Warda - Biography



Warda Al-Jazairia (Warda the Algerian Rose) is one of the most popular singers in the Arab world. As a lyricist, composer, and singer, her songs became classics in the late 1950s and early 1960s. Warda began singing professionally at the age of 11 in 1951, but she halted her career between the years of 1963 and 1972 to raise a family. She then returned to the stage recaptured her place in the pantheon of great Arab singers. Making up for lost time, the industrious performer has released an average of nearly five albums a year since 1973. Although, Warda has been in poor health since the late 1990s, she has told her fans that she has no intention of retiring.

 

Warda Ftouki was born in Paris in 1940, the daughter of an Algerian immigrant and his Lebanese wife. Warda’s mother taught her patriotic and popular Lebanese songs by Mohammed Abdel Wahab and Farid El Atrash. Her father, Mohammed, ran a nightclub in the Latin Quarter called TAM TAM (Tunsia, Algeria, Morocco). The family lived above the club, and Warda would sneak out of her room and hide backstage to hear the musicians rehearse and perform. Ahmad Tejani, an A&R man for Pathè Marconi-EMI (known today as EMI France), heard Warda singing and asked her father if the 11-year-old could sing on his children’s radio program on RTF. She was an immediate hit and famous Arab composers like Zaki Khrayef, Redha Elkala, and Saber Essafh began writing children’s songs for her. By the time she was 12, she was making records that were popular all over the Arab world. When Mohammed Abdel Wahab heard her at TAM TAM, he took her under his wing and composed for her, taught her to read and write Arabic, and helped her sing without an Algerian accent.

 

In 1958, the War for Algerian Independence had heated up and anti-Arab feeling in France forced the family to flee to Beirut. There Warda made recordings of militant songs like “Djamila” and “Ana mil djazair ana arabia” (“I am from Algeria, I am an Arab”). In 1960, she moved to Egypt to work with composer Riad al Sombati who had set Algerian poet Salah Elkharfi’s poems “Essaidune” and “Nidau adhamir”  to music. In 1963, she visited Algeria to celebrate its independence from France and married an officer from the National Liberation Army. He asked her to give up singing, which she did.

 

In 1972, Houari Boumédienne, the President of Algeria, asked her to sing in the celebration of Algeria’s 10th Anniversary of Independence.
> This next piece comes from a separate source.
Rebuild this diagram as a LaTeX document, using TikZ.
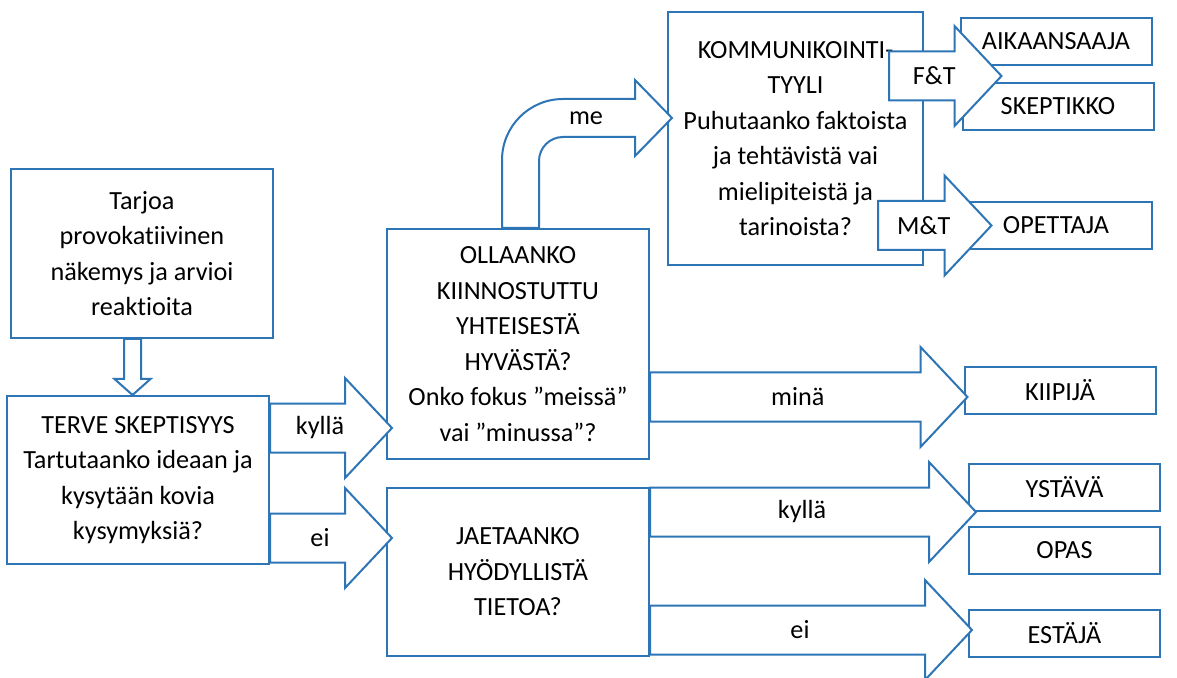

She agreed, and her marriage ended as a result. The El-Massia orchestra of Egypt backed her when she sang “Ad'uka ya amali,” a poem from the Algerian poet Salah Kharfi with music by Baligh Hamdi. She moved back to Egypt, resumed her career, and married Hamdi. She became an international star noted for her powerful voice, perfect intonation, an emotional delivery that mixed power and vulnerability, and her ability to improvise. Musically, she presented folk songs from all over the Arab continuum and blended elements of Flamenco with classical Moroccan and Tunisian music. Her albums include Batwanness Beek (1986 EMI Arabia), Tabaan Ahbab (1988 EMI Arabia), and the live Aayza Moogueza/Dari ya Dar (1989 Sonod France).

 

Since her comeback, Warda has released between four and five albums a year. In the ‘90s, she began working with composer Salah el Sharnobi, lyricist Omar Bateesha, arranger Tareq Aakef, and producer Mohsen Gaber of Alam El Fan Records. Her albums with el Sharnobi and Bateesha include 1997’s Warda (EMI Hemisphere) and Mawasem (1997 EMI Arabia), 1998’s Mata’awednash (EMI Arabia), and 2001’s Ana Leya Meen Gherak (EMI Arabia).

 

In the late ‘90s, Warda became more selective about her performance dates and the songs she records. In 2002, she had a liver transplant and her doctors asked her to retire, but she went back to the studio in 2004 for Harramt Ahebbak (EMI Arabia) and in 2006 for An el Awan (EMI Arabia). Warda assured her fans that she would continue to make records and personnel appearances as long as she was able. Good introductory discs include 1999’s Fi Youm Wi Leilah (EMI Arabia), written by the great composer Mohammed Abdel Wahab; 2000’s Chansons d'Amour (EMI Arabia), which features songs from her earlier years; and 2004’s Nagham el Hawa: Best of Warda (EMI Arabia). On May 17, 2012 she died from cardiac arrest.